Rome maybe hot, sexy it is not. Paris is so sexy. Ridin' in a taxi gives me apoplexy. Been ta Lisbon and Lisbon is a has-been. Schlepped ta Stockholm, an' brought a lotta schlock home. Also Oslo, and Oslo really was slow. Paris makes me horny; It's not like "Californy" Paris is so dizzy; Jack , it's such an aphrodisiac! oooooh! It's true. Paris thrills me. When I see the Eiffel Tower, I have to go and take a shower. It's true, I do. Paris kills me, And it makes me sexy. As for Madrid, save it for El Cid. Dinin' at the Lido loosens my libido Like a big torpedo. Seen Geneva, it's hardly jungle fever. Been ta Bussels could use some red corpuscles. Tried Toronto, departed "molto pronto". Paris makes me tingle; Makes me glad and single. London's okay, if it's for one day. Oh, but Paris makes me sexy In this solar plexy Been ta Munich, where ev'ry guy's a eunuch. An' ta Dublin, things ain't exactly bubblin'. Hate Helsinki, the Finns are kinda kinky But Paris...my ...ah, ah, ah, Paris! Oh, yeah! Paris makes me... oh, oh, oh...Pooky!

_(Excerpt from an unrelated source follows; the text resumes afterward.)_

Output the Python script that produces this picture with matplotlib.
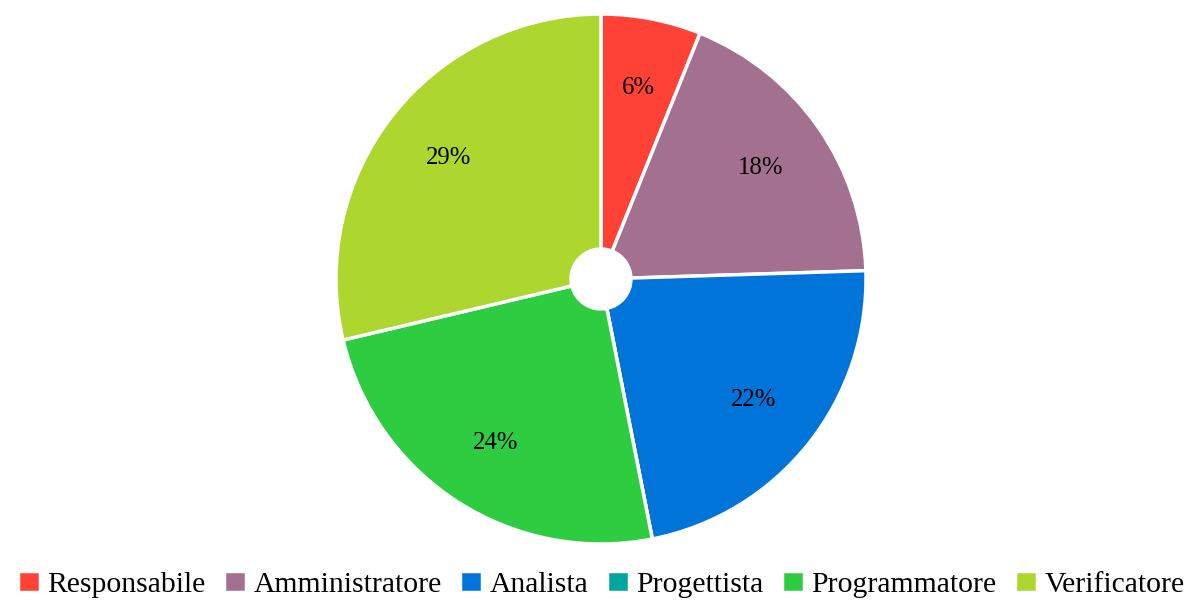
import matplotlib.pyplot as plt

plt.rcParams["font.family"] = ["Liberation Serif", "DejaVu Serif"]

roles = ["Responsabile", "Amministratore", "Analista", "Progettista", "Programmatore", "Verificatore"]
shares = [6.1, 18.4, 22.4, 0.0, 24.4, 28.7]
colors = ["#ff4136", "#a3708f", "#0074d9", "#00a69c", "#2ecc40", "#add72f"]


def fmt_pct(p):
    return "" if p < 0.5 else f"{p:.0f}%"


fig = plt.figure(figsize=(12.02, 6.01), dpi=100)
ax = fig.add_axes([(601 - 265) / 1202, 57 / 601, 530 / 1202, 530 / 601])

wedges, texts, autotexts = ax.pie(
    shares,
    colors=colors,
    startangle=90,
    counterclock=False,
    autopct=fmt_pct,
    pctdistance=0.735,
    radius=1.0,
    wedgeprops=dict(width=1 - 0.113, edgecolor="white", linewidth=2.5),
    textprops=dict(fontsize=17.8, color="black"),
)
ax.set_xlim(-1, 1)
ax.set_ylim(-1, 1)
ax.set_aspect("equal")
ax.axis("off")

fig.legend(
    wedges,
    roles,
    loc="lower center",
    bbox_to_anchor=(0.5, -0.024),
    ncol=6,
    frameon=False,
    fontsize=21.3,
    handlelength=0.75,
    handleheight=0.75,
    handletextpad=0.25,
    columnspacing=0.62,
    borderaxespad=0.2,
)

fig.savefig("out.png", dpi=100)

pinoyidol2006, I always just hear the "poor you" as "por you," as in the spanish word for "for" and "you," so it sounds like he's repeating himself.
"Another book you thought was best unread has proved, indeed, it was." -Another Sleepless Night -In Trousers
"The wee folk and the grown folk
Who wander to and fro
Have ways known to their own folk
We throne folk don’t know" -Camelot
"Just remembering that you had an "and" when you're back to "or" makes the "or" mean more than it did before" -Into the Woods
"Enjoy your party..." -Company
"The thing about explorers is, they discover things that are already there." -In Trousers
"How do you know what you want 'til you get what you want and you see if you like it?" -Into the Woods
"I feel so much spring within me, blow winds blow, spring has just begun. And something's taken wing within me. What was dark so long had felt like winter, finally there's sun." -A New Brain
Although I like the song, I was never sure what this meant:
I could say life is just a bowl of Jell-o And appear more intelligent and smart
Does saying "Life is just a bowl of Jell-o" make you appear intelligent and smart?
Coach Bob knew it all along: you've got to get obsessed and stay obsessed. You have to keep passing the open windows. (John Irving, The Hotel New Hampshire)
Sondheim criticizes "intelligent and smart" as redundant, and he may be right.
But I've always thought Nellie means:
intelligent -- as in possessing a high i.q.
and
smart -- as in hip, "with it", droll.
"Life is just a bowl of jello" is Nellie's idea of the sort of self-consciously witty remark people make at Manhattan cocktail parties to show they are too "cool" to take anything seriously. Of course, Nellie has never been to such a party, so she is only guessing.
This is just my take. The "intelligent and smart" line is rather famously criticized.
The problem with the "Nessa" line is that it should really be "the reason" instead of "a reason," shouldn't it?
And this isn't the worst, but I don't like "My father asked who ate the snack / I said that it was my brother Jack" from "Spooky Mormon Hell Dream." Isn't it a coincidence that his brother's name rhymed with "snack"??
The worst that I HAVE heard is "He gives it his all / So why do I sit here, remembering Paul?" from The Baker's Wife.
Jimmy, what are you doing here in the middle of the night? It's almost 9 PM!
The Jack/Snack rhyme doesn't bother me too much because Mormons families, in general, are large, and if there's already a Kevin (which was rhymed with "heaven" earlier in the show), a brother named Jack doesn't sound too unlikely.
I hate the whole "Bend and Snap" from Legally Blonde
"It's not the time to overthink Just try it once he'll buy you a drink
Hey excuse me, would you teach me that I'm tired of living alone with my cat"
"You travel alone because other people are only there to remind you how much that hook hurts that we all bit down on. Wait for that one day we can bite free and get back out there in space where we belong, sail back over water, over skies, into space, the hook finally out of our mouths and we wander back out there in space spawning to other planets never to return hurrah to earth and we'll look back and can't even see these lives here anymore. Only the taste of blood to remind us we ever existed. The earth is small. We're gone. We're dead. We're safe."
-John Guare, Landscape of the Body
Thank you, morsoco and AC. You confirmed my worst fears that:
"Victor/Victoria, Victoria, what a victor you are!"
Might not be the worst lines ever written for a Broadway musical.
Thank God I've reached an age where I don't feel compelled to own every original cast album released. The brief selections from VICTOR/VICTORIA I heard on TV were enough to scare me away from the show and the CD.